## BEGIN Supplied material

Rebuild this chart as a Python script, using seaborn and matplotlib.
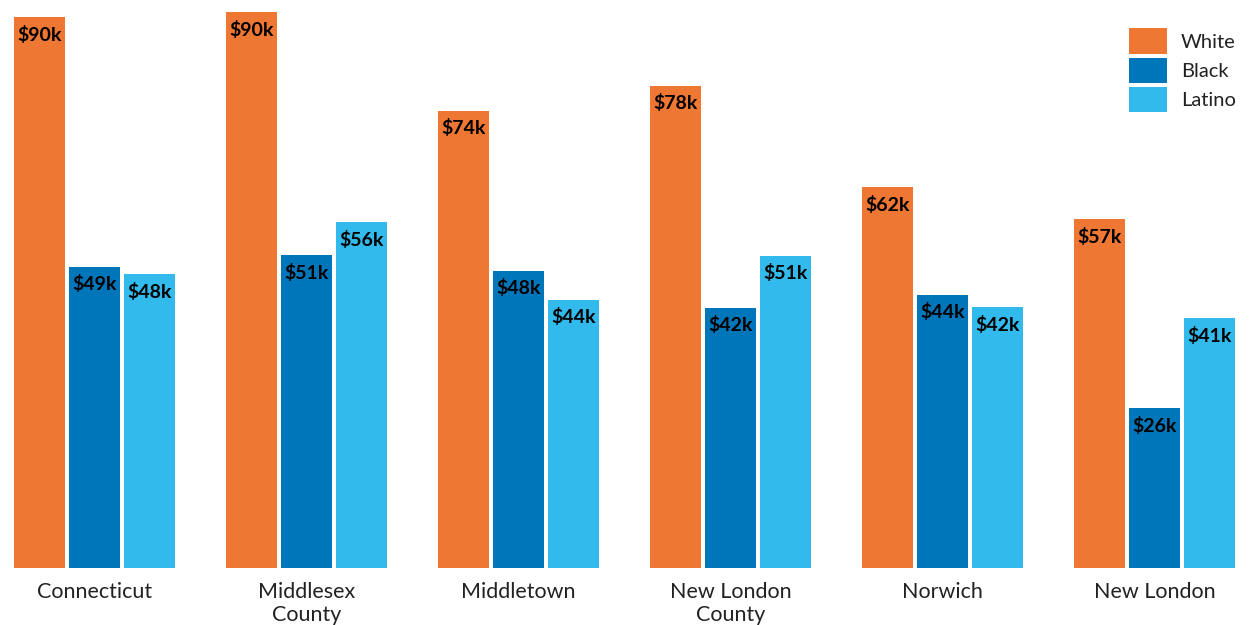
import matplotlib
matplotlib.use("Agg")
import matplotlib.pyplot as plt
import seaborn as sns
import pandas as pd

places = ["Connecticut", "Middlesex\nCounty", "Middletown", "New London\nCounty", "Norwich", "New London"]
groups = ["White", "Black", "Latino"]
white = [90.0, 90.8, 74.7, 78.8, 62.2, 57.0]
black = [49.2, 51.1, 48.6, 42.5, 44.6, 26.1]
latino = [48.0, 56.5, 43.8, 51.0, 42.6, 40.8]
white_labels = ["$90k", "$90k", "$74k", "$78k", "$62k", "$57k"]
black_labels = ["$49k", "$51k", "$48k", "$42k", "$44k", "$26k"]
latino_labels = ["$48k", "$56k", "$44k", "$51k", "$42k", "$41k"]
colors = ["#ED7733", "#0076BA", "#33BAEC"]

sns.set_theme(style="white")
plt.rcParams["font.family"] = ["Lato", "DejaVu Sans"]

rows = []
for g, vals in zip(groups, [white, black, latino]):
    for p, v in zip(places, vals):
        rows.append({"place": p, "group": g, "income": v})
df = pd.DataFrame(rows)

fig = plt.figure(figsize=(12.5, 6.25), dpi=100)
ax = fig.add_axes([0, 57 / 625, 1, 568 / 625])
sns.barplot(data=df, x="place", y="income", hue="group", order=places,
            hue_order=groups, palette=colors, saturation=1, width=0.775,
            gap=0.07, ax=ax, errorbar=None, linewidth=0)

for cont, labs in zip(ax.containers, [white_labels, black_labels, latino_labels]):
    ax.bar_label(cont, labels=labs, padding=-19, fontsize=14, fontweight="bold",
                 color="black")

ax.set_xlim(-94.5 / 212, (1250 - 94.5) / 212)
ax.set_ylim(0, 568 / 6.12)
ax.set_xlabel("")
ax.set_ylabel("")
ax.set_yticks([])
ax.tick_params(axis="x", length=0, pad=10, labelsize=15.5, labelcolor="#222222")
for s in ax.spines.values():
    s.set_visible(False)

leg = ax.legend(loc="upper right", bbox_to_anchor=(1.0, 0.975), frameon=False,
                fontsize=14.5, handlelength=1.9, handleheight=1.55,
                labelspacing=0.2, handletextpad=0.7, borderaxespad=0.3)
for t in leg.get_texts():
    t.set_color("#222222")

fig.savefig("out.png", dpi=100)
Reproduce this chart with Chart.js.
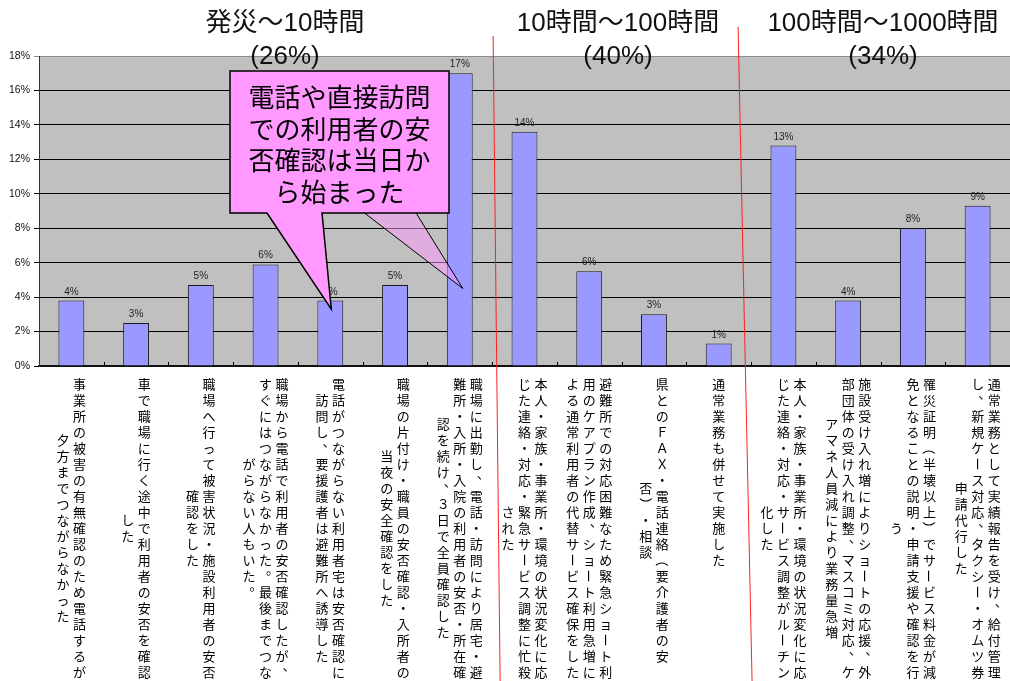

## END Supplied material

Do this — Pictures don't belong in the copy. Transcribe every record exactly as it appears.

Full answer —
Rebuild this chart as a Python script, using seaborn and matplotlib.
import matplotlib
matplotlib.use("Agg")
import matplotlib.pyplot as plt
import seaborn as sns
import pandas as pd

places = ["Connecticut", "Middlesex\nCounty", "Middletown", "New London\nCounty", "Norwich", "New London"]
groups = ["White", "Black", "Latino"]
white = [90.0, 90.8, 74.7, 78.8, 62.2, 57.0]
black = [49.2, 51.1, 48.6, 42.5, 44.6, 26.1]
latino = [48.0, 56.5, 43.8, 51.0, 42.6, 40.8]
white_labels = ["$90k", "$90k", "$74k", "$78k", "$62k", "$57k"]
black_labels = ["$49k", "$51k", "$48k", "$42k", "$44k", "$26k"]
latino_labels = ["$48k", "$56k", "$44k", "$51k", "$42k", "$41k"]
colors = ["#ED7733", "#0076BA", "#33BAEC"]

sns.set_theme(style="white")
plt.rcParams["font.family"] = ["Lato", "DejaVu Sans"]

rows = []
for g, vals in zip(groups, [white, black, latino]):
    for p, v in zip(places, vals):
        rows.append({"place": p, "group": g, "income": v})
df = pd.DataFrame(rows)

fig = plt.figure(figsize=(12.5, 6.25), dpi=100)
ax = fig.add_axes([0, 57 / 625, 1, 568 / 625])
sns.barplot(data=df, x="place", y="income", hue="group", order=places,
            hue_order=groups, palette=colors, saturation=1, width=0.775,
            gap=0.07, ax=ax, errorbar=None, linewidth=0)

for cont, labs in zip(ax.containers, [white_labels, black_labels, latino_labels]):
    ax.bar_label(cont, labels=labs, padding=-19, fontsize=14, fontweight="bold",
                 color="black")

ax.set_xlim(-94.5 / 212, (1250 - 94.5) / 212)
ax.set_ylim(0, 568 / 6.12)
ax.set_xlabel("")
ax.set_ylabel("")
ax.set_yticks([])
ax.tick_params(axis="x", length=0, pad=10, labelsize=15.5, labelcolor="#222222")
for s in ax.spines.values():
    s.set_visible(False)

leg = ax.legend(loc="upper right", bbox_to_anchor=(1.0, 0.975), frameon=False,
                fontsize=14.5, handlelength=1.9, handleheight=1.55,
                labelspacing=0.2, handletextpad=0.7, borderaxespad=0.3)
for t in leg.get_texts():
    t.set_color("#222222")

fig.savefig("out.png", dpi=100)
Reproduce this chart with Chart.js.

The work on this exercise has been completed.